You could say that today’s author is one who was definitely overshadowed by his father, E. C. Bentley, who is more famously known for having written Trent’s Last Case (1913), a book which once again shows me running against the tide of popular opinion, finding that I didn’t hugely enjoy it. But back to Nicolas, who went on to have a writing, editing and illustrating career of his own. I don’t think mystery fiction was the mainstay of this career though, as he seems to have only written three thriller/mystery novels: The Tongue Tied Canary (1948), which involves a man on the hunt of Nazi survivors, The Floating Dutchman (1950), which later became a film and involved murder on the Thames and jewel thefts. The final one is today’s read. I think the about the author segment in my Penguin edition of the book tries too hard to make Nicolas a figure of wit and social satire, such as saying he was ‘fond of sport, if not asked to participate […] Pastimes include working, lolling, browsing for junk,’ as well as being ‘a non-smoking, anti- anti-vivisectionist.’ It also says that he ‘has read only five thrillers in thirty years.’ Personally I think he should have read a few more …. He might have learnt how to write one…

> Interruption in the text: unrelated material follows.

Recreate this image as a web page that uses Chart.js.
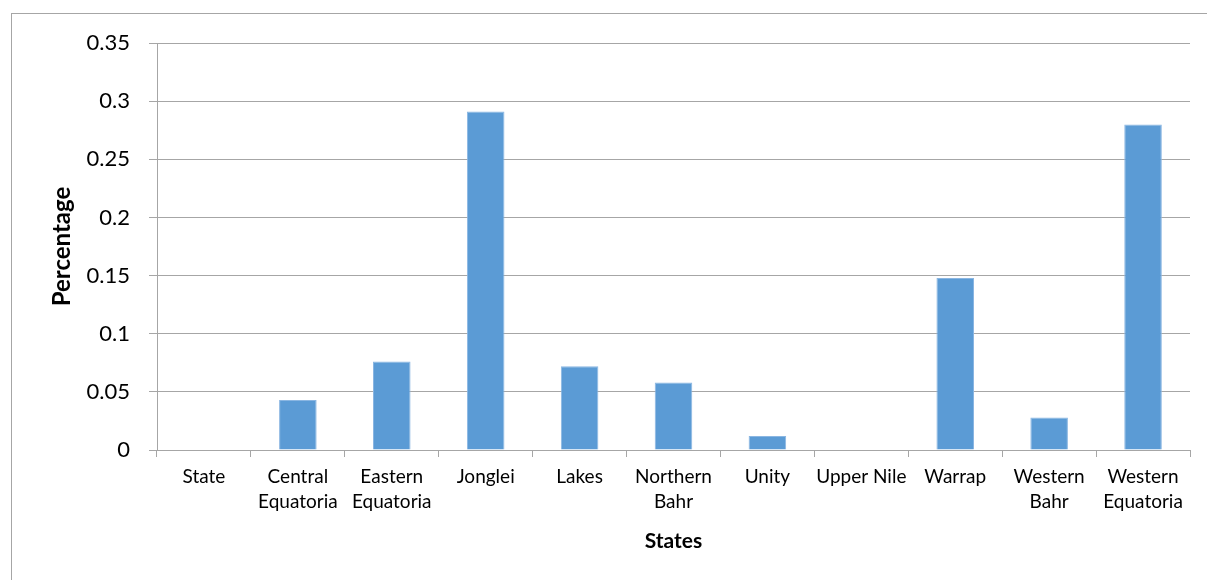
<!DOCTYPE html>
<html>
<head>
<meta charset="utf-8">
<script src="https://cdn.jsdelivr.net/npm/chart.js@4/dist/chart.umd.min.js"></script>
<style>
  body { margin: 0; background: #fff; overflow: hidden; }
  #wrap { position: relative; width: 1207px; height: 580px; }
  #frame { position: absolute; left: 11px; top: 13px; width: 1300px; height: 700px; border: 1px solid #a6a6a6; box-sizing: border-box; }
  canvas { position: absolute; left: 0; top: 0; }
</style>
</head>
<body>
<div id="wrap">
  <div id="frame"></div>
  <canvas id="chart" width="1207" height="580"></canvas>
</div>
<script>
// states along the x axis (multi-line names as arrays)
const states = [
  'State',
  ['Central', 'Equatoria'],
  ['Eastern', 'Equatoria'],
  'Jonglei',
  'Lakes',
  ['Northern', 'Bahr'],
  'Unity',
  'Upper Nile',
  'Warrap',
  ['Western', 'Bahr'],
  ['Western', 'Equatoria']
];
const percentages = [0, 0.043, 0.076, 0.291, 0.072, 0.058, 0.012, 0, 0.148, 0.028, 0.28];
const yTickLabels = ['0', '0.05', '0.1', '0.15', '0.2', '0.25', '0.3', '0.35'];

const FONT = "Lato, 'Open Sans', sans-serif";
const GRID = '#a6a6a6';

new Chart(document.getElementById('chart'), {
  type: 'bar',
  data: {
    labels: states,
    datasets: [{
      data: percentages,
      backgroundColor: '#5b9bd5',
      borderColor: '#8ab6e2',
      borderWidth: 1,
      barPercentage: 0.4,
      categoryPercentage: 1
    }]
  },
  options: {
    responsive: false,
    devicePixelRatio: 1,
    animation: false,
    layout: { padding: { left: 40, top: 43, right: 17, bottom: 0 } },
    plugins: { legend: { display: false }, tooltip: { enabled: false } },
    scales: {
      x: {
        afterFit: s => { s.height = 130; },
        grid: { offset: true, drawOnChartArea: false, drawTicks: true, tickLength: 7, color: GRID },
        border: { color: GRID, width: 1 },
        ticks: { color: '#000', padding: 8, font: { family: FONT, size: 19, lineHeight: 1.3 }, maxRotation: 0, autoSkip: false },
        title: { display: true, text: 'States', color: '#000', font: { family: FONT, size: 21, weight: 'bold' }, padding: { top: 0, bottom: 26 } }
      },
      y: {
        min: 0,
        max: 0.35,
        afterFit: s => { s.width = 117; },
        grid: { color: GRID, tickLength: 8, lineWidth: 1 },
        border: { color: GRID, width: 1 },
        ticks: {
          stepSize: 0.05,
          padding: 19,
          color: '#000',
          font: { family: FONT, size: 22 },
          callback: (v, i) => yTickLabels[i]
        },
        title: { display: true, text: 'Percentage', color: '#000', font: { family: FONT, size: 24, weight: 'bold' }, padding: { top: 8, bottom: 0 } }
      }
    }
  }
});
</script>
</body>
</html>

Well let’s be fair this book is not all bad. In fact it starts rather well, with Philip Geiger, author and screen writer, telling us about his holiday to the village of Sissac near Marseille. When being rescued from nearly drowning, he meets another hotel guest, Tony Roscoe, a famous photographer. To help Roscoe out, who has to prematurely leave back for England, Philip promises to take his car back to London and also collect an envelope from the hotel safe. Simple right? Yet things soon begin to spiral out of control, beginning with Philip’s kidnap by a mysterious businessman. He is soon released, it being a case of mistaken identity, but Philip’s curiosity gets the better of him and he decides to figure out why this man is after Roscoe so badly. He gets answers of a kind when he goes to Roscoe’s London home, finding a less than alive Roscoe in the bath. Of course in acting the way he has, Philip has placed himself in a very incriminating position with police and has also become an unintentional third party to a quarrel between two groups. More pickles ensue unsurprisingly and the reader is left wondering whether he will get out of them alive.
So let’s start with the positives. This story is a first person narrative and unlike some of the books I’ve read this year this narrator tells us from get go who he is and his place in the tale he is about to tell, which was no bad thing. His introduction to himself, mirrored the tone and style of Bentley’s own which was quite interesting and there is also a telling phrase on the first page of what is going to take place in the story: ‘Yet in retrospect it still has some excitement for me, and I hope for you, as well as some moments of thundering imbecility.’ Whilst I think the excitement tailed off fairly quickly for me, I can definitely agree with Philip on his numerous acts of ‘thundering imbecility.’ Initially though I quite liked him, seeing him as an everyman sort of figure, an unlikely protagonist or hero. This is shown in how much he contrasts with Roscoe. Roscoe on the one hand was an adept and fast swimmer, whilst Philip has ‘a low-geared but dependable breast stroke.’ Roscoe finds the food so good at the hotel that he eats ‘like a pig,’ whilst Philip wishes he could: ‘Well, the spirit is willing, but the flesh is weak. I get indigestion.’ All of this makes Philip more of a relatable character.
However, once Philip has found Roscoe’s body, the book takes somewhat of a dive, with the final third being especially dull and boring. The early comedic asides in the beginning are lost and the reader is instead subjected to a long series of seemingly never ending escapades, with Philip usually coming off the worst. This all thankfully comes to a finish, but the ending of the book concludes with somewhat of a whimper and my attention had already packed and gone home long before this point. So I think on balance this might be a forgotten book which does not need to reprinted anytime soon!